Se fue por el vacío existencial disfrazado
de disculpa.
Y es que, como bien decía mi abuela, “una
disculpa sin corazón es como una bicicleta sin asiento: aunque funcione, nadie
la quiere usar”.
Un cliente es como ese amigo que siempre está
ahí: te escucha, te apoya, te paga. Pero si ese amigo se olvida de tu
cumpleaños, bueno, lo perdonás. Pero si además te dice:
—Uy, perdón, se me pasó, qué pena...
Y se pone a ver el celular, sin mirarte, sin
una llamada, sin una tortita, ni una tarjeta de papel higiénico, entonces
entendés que ese amigo ya no es amigo. Es un contacto. Un recuerdo. Un pasado.
Así le pasó a Martín conmigo.
Si yo hubiera soltado las herramientas, mirado
a Martín a los ojos, y dicho algo como:
—Martín, te pido disculpas de verdad. Me
equivoqué. Esa rueda era importante para vos y lo arruiné. Pero dejame
arreglarlo. Puedo rastrear la tuya, o conseguirte una igual. Me voy a encargar
personalmente. No sos solo un cliente más. Sos Martín, el del Giro de Milán.
Entonces, tal vez... solo tal vez, se hubiera
quedado.
Porque la gestión de una crisis de reputación
no comienza con un “lo siento”, sino con una pausa. Con reconocer el
valor de la otra persona. Con ponerse en los zapatos del cliente, aunque
estén llenos de barro o ajustados como calcetines en verano.

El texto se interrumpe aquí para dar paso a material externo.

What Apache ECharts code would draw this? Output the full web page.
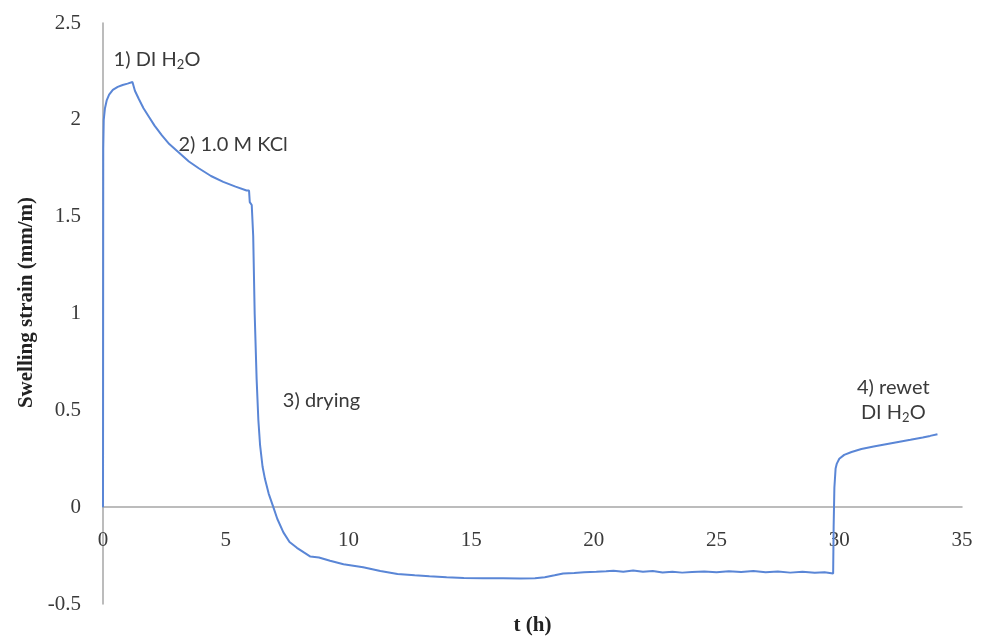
<!DOCTYPE html>
<html>
<head>
<meta charset="utf-8">
<script src="https://cdn.jsdelivr.net/npm/echarts@6/dist/echarts.min.js"></script>
<style>
  html, body { margin: 0; padding: 0; background: #fff; }
  #chart { width: 988px; height: 636px; }
</style>
</head>
<body>
<div id="chart"></div>
<script>
// time (h) and swelling strain (mm/m)
const hours = [
  0, 0.01, 0.03, 0.08, 0.15, 0.25, 0.4, 0.6, 0.8, 1.0, 1.2,
  1.3, 1.45, 1.65, 1.85, 2.1, 2.4, 2.7, 3.1, 3.5, 3.9, 4.4, 4.9, 5.4, 5.85,
  5.95, 5.98, 6.06, 6.1, 6.12, 6.18, 6.26, 6.33, 6.4, 6.5, 6.6, 6.75, 6.94,
  7.1, 7.35, 7.6, 7.9, 8.2, 8.45, 8.5, 8.8, 9.25, 9.8, 10.6, 11.3, 12.0,
  12.7, 13.3, 14.0, 14.7, 15.5, 16.3, 17.0, 17.6, 18.0, 18.4, 18.75, 19.2,
  19.6, 20.1, 20.5, 20.8, 21.2, 21.6, 22.0, 22.4, 22.8, 23.2, 23.6, 24.0,
  24.5, 25.0, 25.5, 26.0, 26.5, 27.0, 27.5, 28.0, 28.5, 29.0, 29.4, 29.75,
  29.77, 29.8, 29.85, 29.9, 30.0, 30.2, 30.5, 30.9, 31.4, 31.9, 32.4, 32.9,
  33.4, 33.7, 34.0
];
const strain = [
  0, 1.85, 2.0, 2.06, 2.10, 2.13, 2.155, 2.17, 2.18, 2.187, 2.195,
  2.15, 2.11, 2.06, 2.02, 1.97, 1.92, 1.875, 1.83, 1.785, 1.75, 1.71, 1.68, 1.655, 1.635,
  1.635, 1.575, 1.56, 1.55, 1.4, 1.0, 0.66, 0.45, 0.32, 0.21, 0.145, 0.07, 0.0,
  -0.06, -0.13, -0.18, -0.21, -0.235, -0.255, -0.245, -0.26, -0.277, -0.295, -0.31, -0.33, -0.345,
  -0.352, -0.357, -0.362, -0.366, -0.367, -0.367, -0.368, -0.367, -0.362, -0.352, -0.342, -0.340,
  -0.336, -0.334, -0.331, -0.328, -0.333, -0.327, -0.334, -0.330, -0.337, -0.333, -0.338, -0.335,
  -0.332, -0.336, -0.331, -0.335, -0.330, -0.336, -0.332, -0.338, -0.334, -0.339, -0.336, -0.342,
  -0.1, 0.1, 0.2, 0.225, 0.25, 0.27, 0.285, 0.3, 0.313, 0.325, 0.337, 0.348,
  0.36, 0.368, 0.377
];
const xTicks = { min: 0, max: 35, step: 5 };
const yTicks = { min: -0.5, max: 2.5, step: 0.5 };

// stage labels anchored in data coordinates [t, strain]
const notes = [
  { at: [2.2, 2.31], text: "{a|1) DI H}{s|2}{a|O}" },
  { at: [5.3, 1.87], text: "{a|2) 1.0 M KCl}" },
  { at: [8.9, 0.55], text: "{a|3) drying}" },
  { at: [32.2, 0.62], text: "{a|4) rewet}" },
  { at: [32.2, 0.49], text: "{a|DI H}{s|2}{a|O}" },
];

const serif = "'Liberation Serif', 'Times New Roman', serif";
const sans = "Lato, 'Open Sans', sans-serif";

const chart = echarts.init(document.getElementById("chart"), null, { renderer: "canvas" });
const gridBox = { left: 103, right: 26, top: 23, bottom: 32 };

const option = {
  animation: false,
  backgroundColor: "#fff",
  grid: Object.assign({ containLabel: false, outerBoundsMode: "none" }, gridBox),
  xAxis: {
    type: "value",
    min: xTicks.min, max: xTicks.max, interval: xTicks.step,
    name: "t (h)", nameLocation: "middle", nameGap: 108,
    nameTextStyle: { fontFamily: serif, fontWeight: "bold", fontSize: 21, color: "#222" },
    axisLine: { onZero: false, lineStyle: { color: "#a6a6a6", width: 1.5 } },
    axisTick: { show: false },
    splitLine: { show: false },
    axisLabel: { margin: 23, fontFamily: serif, fontSize: 21, color: "#3a3a3a" },
  },
  yAxis: {
    type: "value",
    min: yTicks.min, max: yTicks.max, interval: yTicks.step,
    name: "Swelling strain (mm/m)", nameLocation: "middle", nameGap: 64, nameRotate: 90,
    nameTextStyle: { fontFamily: serif, fontWeight: "bold", fontSize: 21, color: "#222", padding: [0, 0, 0, 22] },
    axisLine: { show: true, lineStyle: { color: "#a6a6a6", width: 1.5 } },
    axisTick: { show: false },
    splitLine: { show: false },
    axisLabel: { margin: 22, fontFamily: serif, fontSize: 21, color: "#3a3a3a" },
  },
  series: [{
    type: "line",
    data: hours.map((t, i) => [t, strain[i]]),
    showSymbol: false,
    lineStyle: { color: "#5a86d6", width: 2 },
  }],
};
chart.setOption(option);

// lift the x axis (line + labels) up to strain = 0, as in the original
const zeroY = chart.convertToPixel({ yAxisIndex: 0 }, 0);
const bottomY = 636 - gridBox.bottom;
chart.setOption({ xAxis: { offset: -(bottomY - zeroY) } });

// place stage labels through the chart's own coordinate conversion
chart.setOption({
  graphic: notes.map((n) => {
    const p = chart.convertToPixel({ gridIndex: 0 }, n.at);
    return {
      type: "text",
      x: p[0], y: p[1],
      style: {
        text: n.text,
        align: "center",
        verticalAlign: "middle",
        rich: {
          a: { fontFamily: sans, fontSize: 20, lineHeight: 24, fill: "#3a3a3a" },
          s: { fontFamily: sans, fontSize: 13, lineHeight: 13, fill: "#3a3a3a", verticalAlign: "bottom" },
        },
      },
    };
  }),
});
</script>
</body>
</html>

Perder a Martín fue como perder una pieza de
mi taller. Cada vez que alguien mencionaba Milán o hablaba de ruedas, me venía
su cara. No la de enojo. La de decepción. Y ahí entendí que el problema no fue
el error técnico, sino la falla emocional.

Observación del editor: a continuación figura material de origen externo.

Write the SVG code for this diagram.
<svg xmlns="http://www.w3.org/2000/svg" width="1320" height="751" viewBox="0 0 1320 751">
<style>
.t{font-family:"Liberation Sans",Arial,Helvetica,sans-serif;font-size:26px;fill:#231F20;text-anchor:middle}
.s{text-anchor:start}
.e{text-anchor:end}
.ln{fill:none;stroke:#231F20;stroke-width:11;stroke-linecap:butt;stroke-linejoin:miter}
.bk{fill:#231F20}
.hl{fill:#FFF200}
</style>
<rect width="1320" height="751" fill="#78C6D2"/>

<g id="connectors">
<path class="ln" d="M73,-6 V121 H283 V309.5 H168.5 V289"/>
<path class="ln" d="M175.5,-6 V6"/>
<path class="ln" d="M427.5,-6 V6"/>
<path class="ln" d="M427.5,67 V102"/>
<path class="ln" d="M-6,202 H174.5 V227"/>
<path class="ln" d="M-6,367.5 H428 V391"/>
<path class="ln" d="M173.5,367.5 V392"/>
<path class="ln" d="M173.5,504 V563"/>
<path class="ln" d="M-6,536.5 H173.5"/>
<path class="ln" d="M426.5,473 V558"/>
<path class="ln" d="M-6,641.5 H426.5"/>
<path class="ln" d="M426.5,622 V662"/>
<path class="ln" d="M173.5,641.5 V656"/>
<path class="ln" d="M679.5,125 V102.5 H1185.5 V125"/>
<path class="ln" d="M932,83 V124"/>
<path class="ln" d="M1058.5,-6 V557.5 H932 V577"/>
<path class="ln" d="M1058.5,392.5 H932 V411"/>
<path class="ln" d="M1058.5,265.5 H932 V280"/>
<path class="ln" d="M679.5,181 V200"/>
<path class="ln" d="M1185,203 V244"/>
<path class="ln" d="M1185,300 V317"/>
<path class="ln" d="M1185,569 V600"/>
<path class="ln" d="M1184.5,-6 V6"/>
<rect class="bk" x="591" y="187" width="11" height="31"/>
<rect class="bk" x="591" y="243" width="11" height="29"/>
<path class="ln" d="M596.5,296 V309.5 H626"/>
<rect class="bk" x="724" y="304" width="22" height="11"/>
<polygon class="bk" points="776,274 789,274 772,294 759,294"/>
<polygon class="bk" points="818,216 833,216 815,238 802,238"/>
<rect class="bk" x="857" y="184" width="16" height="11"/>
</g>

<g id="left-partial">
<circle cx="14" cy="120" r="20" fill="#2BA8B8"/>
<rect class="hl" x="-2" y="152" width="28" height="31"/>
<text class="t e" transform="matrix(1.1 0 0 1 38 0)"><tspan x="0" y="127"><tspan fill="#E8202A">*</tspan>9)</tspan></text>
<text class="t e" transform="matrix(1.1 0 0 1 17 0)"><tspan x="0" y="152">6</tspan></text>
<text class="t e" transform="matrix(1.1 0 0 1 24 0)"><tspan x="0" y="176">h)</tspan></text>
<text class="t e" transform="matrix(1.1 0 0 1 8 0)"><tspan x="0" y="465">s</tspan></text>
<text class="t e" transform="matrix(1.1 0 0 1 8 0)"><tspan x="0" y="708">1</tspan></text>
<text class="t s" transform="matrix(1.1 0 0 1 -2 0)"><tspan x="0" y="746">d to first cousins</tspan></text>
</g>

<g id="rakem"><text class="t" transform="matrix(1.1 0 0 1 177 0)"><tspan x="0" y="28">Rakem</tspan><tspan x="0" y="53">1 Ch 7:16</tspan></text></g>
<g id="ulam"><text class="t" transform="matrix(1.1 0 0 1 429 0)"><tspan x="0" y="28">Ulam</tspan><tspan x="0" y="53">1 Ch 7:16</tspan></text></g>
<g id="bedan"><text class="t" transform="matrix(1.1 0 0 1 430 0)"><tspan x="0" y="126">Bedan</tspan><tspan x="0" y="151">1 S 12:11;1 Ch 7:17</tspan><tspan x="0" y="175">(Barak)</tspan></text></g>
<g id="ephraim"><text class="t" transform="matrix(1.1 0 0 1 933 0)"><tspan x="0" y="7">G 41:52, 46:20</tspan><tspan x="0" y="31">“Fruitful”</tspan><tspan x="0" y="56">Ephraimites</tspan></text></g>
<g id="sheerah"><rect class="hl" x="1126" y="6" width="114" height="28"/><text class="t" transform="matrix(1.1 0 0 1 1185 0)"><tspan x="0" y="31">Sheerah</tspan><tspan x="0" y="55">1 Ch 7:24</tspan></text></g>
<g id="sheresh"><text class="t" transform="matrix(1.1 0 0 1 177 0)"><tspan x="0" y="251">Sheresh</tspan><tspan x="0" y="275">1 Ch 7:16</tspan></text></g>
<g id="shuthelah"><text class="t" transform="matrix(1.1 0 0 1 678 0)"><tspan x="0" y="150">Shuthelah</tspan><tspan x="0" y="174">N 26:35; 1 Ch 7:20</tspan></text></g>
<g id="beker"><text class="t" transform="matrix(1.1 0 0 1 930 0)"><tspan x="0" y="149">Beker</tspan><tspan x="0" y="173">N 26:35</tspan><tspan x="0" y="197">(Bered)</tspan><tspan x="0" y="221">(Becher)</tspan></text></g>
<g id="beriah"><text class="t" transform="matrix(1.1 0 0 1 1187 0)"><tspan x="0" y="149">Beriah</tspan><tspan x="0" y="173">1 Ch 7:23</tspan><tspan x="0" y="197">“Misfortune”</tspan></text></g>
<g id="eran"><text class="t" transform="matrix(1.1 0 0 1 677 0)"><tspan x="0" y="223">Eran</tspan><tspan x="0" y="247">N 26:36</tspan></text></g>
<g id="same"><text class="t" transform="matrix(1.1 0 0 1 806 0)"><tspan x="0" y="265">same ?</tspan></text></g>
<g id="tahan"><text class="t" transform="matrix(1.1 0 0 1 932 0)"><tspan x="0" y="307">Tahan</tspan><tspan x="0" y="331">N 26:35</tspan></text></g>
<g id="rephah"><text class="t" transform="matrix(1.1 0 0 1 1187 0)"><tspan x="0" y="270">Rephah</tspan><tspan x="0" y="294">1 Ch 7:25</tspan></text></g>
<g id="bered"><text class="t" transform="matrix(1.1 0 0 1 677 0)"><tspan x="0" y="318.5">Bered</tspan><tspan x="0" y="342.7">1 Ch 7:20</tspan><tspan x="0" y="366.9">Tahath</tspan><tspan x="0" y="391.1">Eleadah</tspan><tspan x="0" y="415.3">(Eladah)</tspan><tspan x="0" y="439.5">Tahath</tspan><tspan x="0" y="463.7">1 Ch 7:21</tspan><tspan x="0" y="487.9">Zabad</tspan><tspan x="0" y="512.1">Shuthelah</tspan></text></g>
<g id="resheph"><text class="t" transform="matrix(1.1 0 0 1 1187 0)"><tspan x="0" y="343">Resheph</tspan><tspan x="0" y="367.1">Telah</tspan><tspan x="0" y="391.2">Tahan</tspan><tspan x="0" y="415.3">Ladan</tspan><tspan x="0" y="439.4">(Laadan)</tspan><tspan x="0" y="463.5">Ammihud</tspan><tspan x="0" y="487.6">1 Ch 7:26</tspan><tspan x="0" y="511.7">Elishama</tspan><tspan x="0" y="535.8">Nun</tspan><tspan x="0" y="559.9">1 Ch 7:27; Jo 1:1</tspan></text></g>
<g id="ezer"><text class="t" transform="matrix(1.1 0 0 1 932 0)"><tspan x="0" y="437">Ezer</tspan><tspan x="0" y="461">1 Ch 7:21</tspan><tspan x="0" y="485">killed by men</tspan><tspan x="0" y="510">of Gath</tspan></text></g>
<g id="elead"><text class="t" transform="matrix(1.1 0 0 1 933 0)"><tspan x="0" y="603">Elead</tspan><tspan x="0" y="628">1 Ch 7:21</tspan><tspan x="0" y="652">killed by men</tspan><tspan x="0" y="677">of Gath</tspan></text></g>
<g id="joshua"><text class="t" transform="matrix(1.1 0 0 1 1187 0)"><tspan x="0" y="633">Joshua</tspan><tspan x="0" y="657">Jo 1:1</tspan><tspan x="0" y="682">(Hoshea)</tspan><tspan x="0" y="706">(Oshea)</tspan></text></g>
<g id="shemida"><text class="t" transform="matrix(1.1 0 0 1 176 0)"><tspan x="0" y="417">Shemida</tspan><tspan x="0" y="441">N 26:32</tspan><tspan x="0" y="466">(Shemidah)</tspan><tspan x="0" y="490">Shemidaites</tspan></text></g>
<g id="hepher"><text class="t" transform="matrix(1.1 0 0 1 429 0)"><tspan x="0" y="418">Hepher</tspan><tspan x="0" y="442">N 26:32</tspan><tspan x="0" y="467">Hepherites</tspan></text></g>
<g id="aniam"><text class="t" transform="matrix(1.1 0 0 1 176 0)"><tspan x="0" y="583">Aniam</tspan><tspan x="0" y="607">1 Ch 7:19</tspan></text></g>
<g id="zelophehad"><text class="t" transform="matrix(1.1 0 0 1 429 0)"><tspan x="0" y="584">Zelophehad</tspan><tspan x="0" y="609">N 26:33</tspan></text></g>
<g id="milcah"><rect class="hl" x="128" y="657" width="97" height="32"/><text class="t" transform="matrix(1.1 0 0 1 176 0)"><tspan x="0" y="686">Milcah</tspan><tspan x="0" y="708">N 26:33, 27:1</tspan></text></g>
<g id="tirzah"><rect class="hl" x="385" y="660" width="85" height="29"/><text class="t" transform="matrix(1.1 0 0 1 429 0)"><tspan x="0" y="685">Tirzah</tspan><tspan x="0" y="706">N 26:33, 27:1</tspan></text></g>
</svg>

Y es que en un negocio, como en la vida, el
error no es lo que te hunde: es la falta de humanidad al enfrentarlo. La
diferencia entre una disculpa genérica y una que salva relaciones es como la
diferencia entre inflar una rueda y darle dirección a quien la monta.
Después de eso, imprimí un cartel grande en la
pared del taller que decía:
“Aquí arreglamos bicicletas… …pero primero, personas”.
Y debajo, puse una lista de pasos para cuando
cometamos errores:
1.
Pausá. Lo urgente no te apura más que lo importante.
2.
Mirá a los ojos. Porque los ojos no mienten, pero sí perdonan.
3.
Asumí. Nada de “lo siento si te molestó”.
4.
Compensá. No hay rueda que no se reponga, si hay intención de verdad.
5.
Agradecé. Porque el cliente que se queda después de un error, es oro.
Si tenés un negocio, una marca, una profesión,
lo que sea… recordá que no vendés solo productos o servicios. Vendés
confianza. Y cuando se quiebra, no la pegás con cinta adhesiva. La
reconstruís con respeto, empatía y acción.
Porque un cliente no se va por un error. Se va
cuando siente que su molestia fue atendida como si fuera un mosquito: con
indiferencia y molestia. Y el "lo siento" sin alma es el repelente de
las relaciones.
Así que, la próxima vez que metas la pata
(porque lo vas a hacer, somos humanos), pensá en Martín. Y en cómo una disculpa
con alma no solo salva clientes… también te salva a vos.
Y como diría mi abuela si fuera consultora de
marca:
“Un ‘lo siento’ bien dado es como un buen
parche: no solo tapa, sella con cariño.”